For $B(n)$ we have the following properties:
\begin{align}
& B(2k) = B(k) & \text{if }n = 2k+1 \\
& B(2k + 1) = B(k) + 1 & \text{if }n = 2k
\end{align}
Hence,
$$S = \sum\limits_{n=1}^{+\infty} \dfrac{B(n)}{n(n+1)} = \sum\limits_{k=0}^{+\infty} \dfrac{B(2k+1)}{(2k+1)(2k+2)} + \sum\limits_{k=0}^{+\infty} \dfrac{B(2k + 2)}{(2k + 2)(2k+3)} = \sum\limits_{k=0}^{+\infty} \dfrac{B(k) + 1}{(2k+1)(2k+2)} + \sum\limits_{k=0}^{+\infty} \dfrac{B(k + 1)}{(2k + 2)(2k+3)} = \sum\limits_{k=0}^{+\infty} \dfrac{1}{(2k+1)(2k+2)} + \sum\limits_{k=0}^{+\infty} B(k + 1)\left(\dfrac{1}{(2k + 2)(2k+3)} + \dfrac{1}{(2k + 3)(2k+4)}\right) = \ln{2} + \sum\limits_{k=1}^{+\infty} B(k)\left(\dfrac{4k + 2}{2k(2k+1)(2k+2)}\right) = \ln{2} +
\dfrac{1}{2}\sum\limits_{n=1}^{+\infty} \dfrac{B(k)}{k(k+1)} = \ln{2} + \dfrac{1}{2}S \Rightarrow S = 2\ln{2} = \ln{4}$$
Thus, $\exp\left\{\sum\limits_{n=1}^{+\infty} \dfrac{B(n)}{n(n+1)} \right\} = 4$, which is a rational number.

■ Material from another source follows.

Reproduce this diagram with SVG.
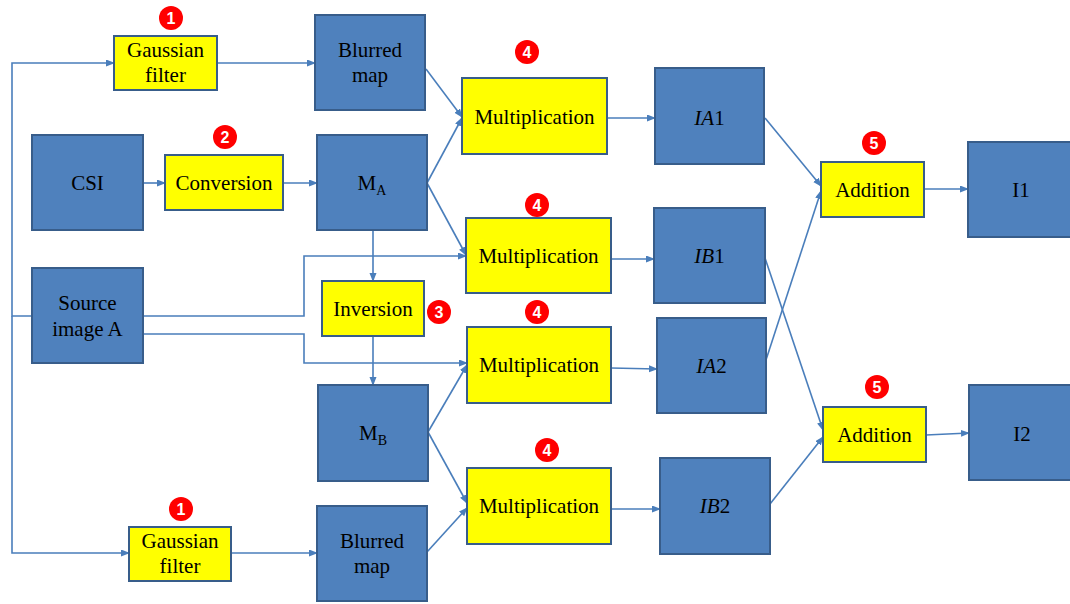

Note that manipulations with series above are legal, because $B(n) \le 1 + [\log_2(n)]$, so $\dfrac{B(n)}{n(n+1)} \le \dfrac{1}{n^{3/2}}$ for large enough $n$, which means that the series in question converges.